Short task: From the listing below, copy word for word every line starting at the one that includes "Output the Python" and ending at the one that includes "import pandas as pd"; the pictures are omitted.

*** Items ***

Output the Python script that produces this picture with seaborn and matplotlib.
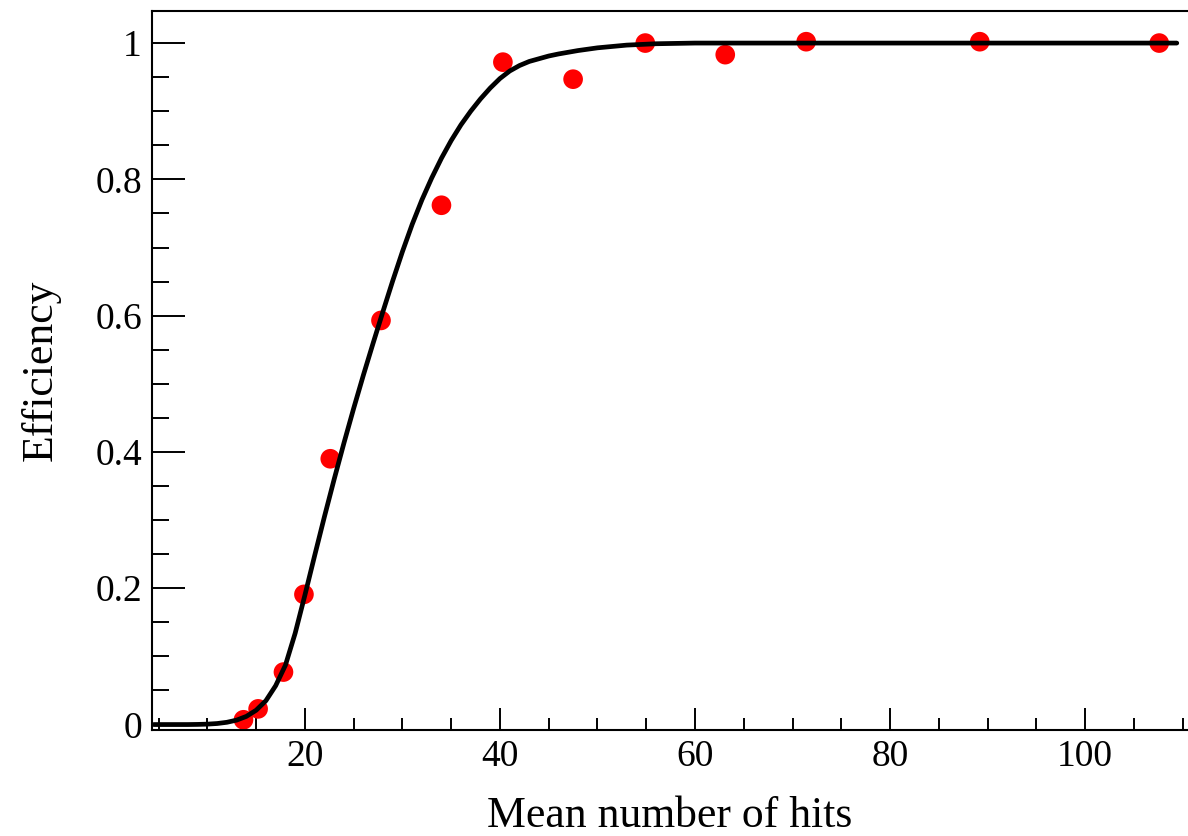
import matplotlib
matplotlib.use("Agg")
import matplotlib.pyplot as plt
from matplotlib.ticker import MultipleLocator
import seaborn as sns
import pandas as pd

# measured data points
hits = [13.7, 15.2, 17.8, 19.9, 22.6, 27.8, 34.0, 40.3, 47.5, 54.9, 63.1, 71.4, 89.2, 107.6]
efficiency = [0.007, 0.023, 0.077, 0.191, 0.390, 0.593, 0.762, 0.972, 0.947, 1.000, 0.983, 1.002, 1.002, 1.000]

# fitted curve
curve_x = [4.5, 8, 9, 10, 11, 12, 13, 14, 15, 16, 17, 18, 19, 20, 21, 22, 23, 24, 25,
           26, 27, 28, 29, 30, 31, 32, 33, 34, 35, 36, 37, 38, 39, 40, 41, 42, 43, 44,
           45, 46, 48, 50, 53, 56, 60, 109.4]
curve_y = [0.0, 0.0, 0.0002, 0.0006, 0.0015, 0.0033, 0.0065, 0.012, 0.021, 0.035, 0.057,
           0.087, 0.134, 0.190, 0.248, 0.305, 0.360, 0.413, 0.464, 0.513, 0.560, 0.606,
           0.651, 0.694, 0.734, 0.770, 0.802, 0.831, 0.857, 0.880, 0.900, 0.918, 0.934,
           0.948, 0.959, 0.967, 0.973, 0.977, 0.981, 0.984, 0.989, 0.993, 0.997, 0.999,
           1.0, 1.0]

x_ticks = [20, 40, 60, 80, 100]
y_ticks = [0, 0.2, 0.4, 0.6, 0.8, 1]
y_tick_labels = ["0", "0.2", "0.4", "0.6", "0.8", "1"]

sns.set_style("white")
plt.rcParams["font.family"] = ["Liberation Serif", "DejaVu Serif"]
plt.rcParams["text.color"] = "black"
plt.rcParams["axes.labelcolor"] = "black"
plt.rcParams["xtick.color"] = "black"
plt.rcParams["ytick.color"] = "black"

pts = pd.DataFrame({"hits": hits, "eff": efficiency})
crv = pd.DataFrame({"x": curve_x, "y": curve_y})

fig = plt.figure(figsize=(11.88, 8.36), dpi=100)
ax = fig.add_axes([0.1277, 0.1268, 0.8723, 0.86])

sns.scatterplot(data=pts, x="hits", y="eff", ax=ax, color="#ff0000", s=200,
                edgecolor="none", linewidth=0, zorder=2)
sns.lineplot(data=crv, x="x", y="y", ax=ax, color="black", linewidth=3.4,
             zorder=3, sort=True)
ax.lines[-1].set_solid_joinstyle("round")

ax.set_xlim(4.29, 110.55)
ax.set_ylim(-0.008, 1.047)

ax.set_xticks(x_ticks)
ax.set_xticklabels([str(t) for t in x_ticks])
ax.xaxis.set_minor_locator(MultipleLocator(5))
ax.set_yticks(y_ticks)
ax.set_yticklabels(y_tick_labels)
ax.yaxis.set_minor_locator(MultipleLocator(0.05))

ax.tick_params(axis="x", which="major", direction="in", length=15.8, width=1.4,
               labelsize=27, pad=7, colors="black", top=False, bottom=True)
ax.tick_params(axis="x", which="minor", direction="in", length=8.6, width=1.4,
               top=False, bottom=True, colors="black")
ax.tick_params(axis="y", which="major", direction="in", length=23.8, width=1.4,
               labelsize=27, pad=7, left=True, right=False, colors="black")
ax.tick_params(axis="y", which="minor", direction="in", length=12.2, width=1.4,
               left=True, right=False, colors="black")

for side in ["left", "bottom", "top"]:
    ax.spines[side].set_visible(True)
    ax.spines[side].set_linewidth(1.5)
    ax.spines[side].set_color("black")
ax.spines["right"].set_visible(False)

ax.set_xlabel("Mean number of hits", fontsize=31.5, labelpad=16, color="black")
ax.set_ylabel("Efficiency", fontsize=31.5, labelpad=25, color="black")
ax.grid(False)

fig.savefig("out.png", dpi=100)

***
*** Items ***

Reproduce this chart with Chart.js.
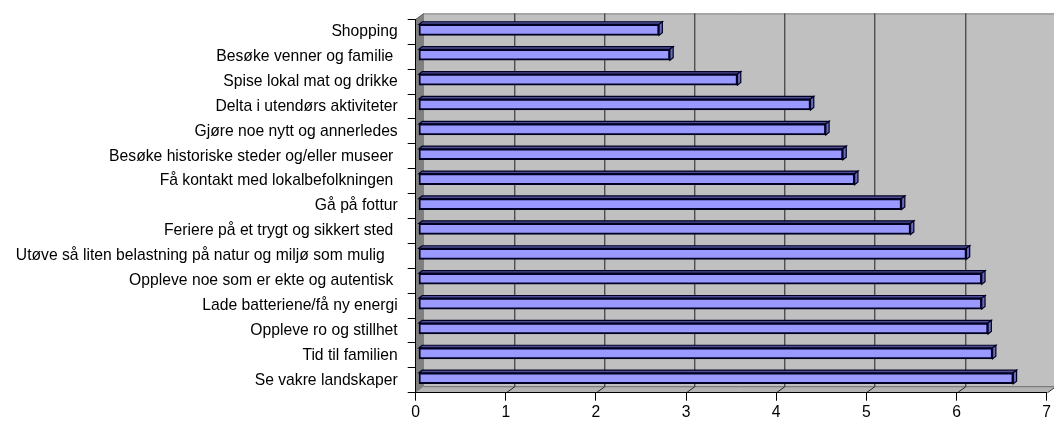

***

Exercise answer:
Output the Python script that produces this picture with seaborn and matplotlib.
import matplotlib
matplotlib.use("Agg")
import matplotlib.pyplot as plt
from matplotlib.ticker import MultipleLocator
import seaborn as sns
import pandas as pd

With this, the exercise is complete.